The links between trade and investment are undeniable.

  One measure of this linkage is the fact that roughly one-third of the world's $6.1 trillion in merchandise and services trade (1995 figures) is intra-company trade between foreign subsidiaries of multinational companies and their domestic parent. A further one third of global trade consists of exports by these multinationals to unrelated parties. Sales of foreign subsidiaries of multinational corporations now exceed global trade.

  The sharp rise in foreign direct investment from 1973 to 1995 (from $25 billion to $315 billion) has brought the issue of investment to the front of the multilateral trade debate. While all World Trade Organization member states acknowledge the connection between trade and investment, and all appreciate the importance of foreign investment to development, there is disagreement over the extent to which the WTO should be involved in setting international rules for foreign investment.

  The WTO agreement, which came into force in January 1995, includes provisions pertaining to investment. The General Agreement on Trade in Services recognizes that foreign investment is an important mode through which companies deliver services to foreign markets. The GATS contains conditions providing foreign service providers the right to establish in host markets and the right of foreign services companies to national treatment with regard to the obligations and benefits of the marketplace. However, these rights apply only in those cases where WTO member countries have taken specific commitments regarding individual services sectors. Coverage in this area is far from complete.

  The agreement on Trade-Related Aspects of Intellectual Property Rights, extends to foreign services companies protection for patents, copyrights and trademarks.

  The agreement on Trade-Related Investment Measures aims to facilitate foreign investment by clarifying that certain regulations imposed by host governments are contrary to international trade rules. Specifically, foreign governments cannot force foreign investors to use a certain percentage of domestically produced inputs in the production process, and they may not mandate that foreign-owned companies export a percentage of their output.

  A transitional period is given for the removal of such measures. Developed countries must remove these kinds of restrictions by the end of 1996, developing countries must comply by year end 1999 and the least developed countries have until the end of 1999 to end such practices. WTO member nations agreed that a review be undertaken in 2000 and that member states consider at that

time whether to begin negotiations aimed at enhancing the TRIMS accord through additional provisions on investment policy and competition policy.

  Before that review takes place, member nations agree a program of study should be launched to gain better understanding of the relationship between trade and investment. But there is disagreement over which international agency should be responsible for this analysis. Significantly, the debate on this issue has not broken down along the traditional north-south divide.


  Many developing nations, particularly those from Latin America, have joined the industrial nations in supporting the view that the WTO should be the forum for this study. But a core of important developing nations believe the report should be handled in the United Nations Conference on Trade and Development.


  Another factor in the debate is that the 27 member nations of Organization for Economic Cooperation and Development are closing in on a Multilateral Agreement on Investment which would cover the world's richest nations and any developing nations wishing to sign on to the accord.
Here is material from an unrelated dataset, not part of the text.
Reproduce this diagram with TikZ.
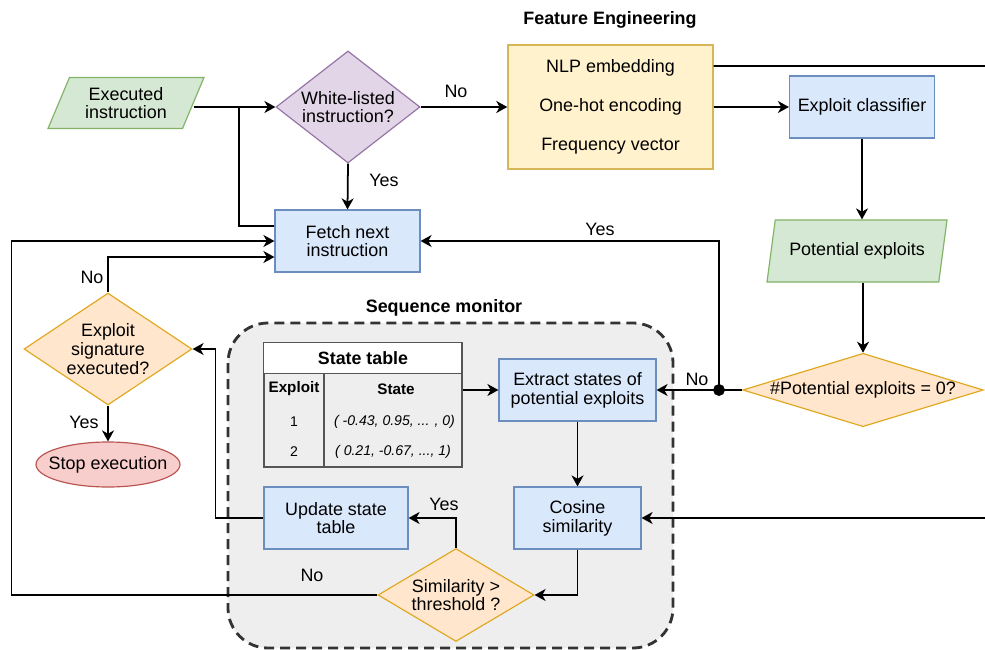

OECD members accounted for $202 billion of the outward foreign investment in 1995. Investors in those countries hold 92% of the world's stock of FDI and the OECD nations receive 73% of FDI flows.

Further complicating the issue of rules for global investment is the fact that more 1,160 bilateral, regional and plurilateral investment agreements are already in place.

  In chapter four of the WTO's annual report, a chapter dedicated to the issue of trade and investment, Director General Renato Ruggiero argues that the WTO provides the best forum for co-ordinating global rules and disciplines for investment. The WTO offers developing countries the best opportunity to shape global rules on investment, Mr. Ruggiero argues.

  "A lack of rule and policy coherence poses a danger to security and predictability, which are the basic goals of trade and investment agreements ... Only a multilateral negotiation in the WTO, when appropriate, can provide ... a global and balanced framework."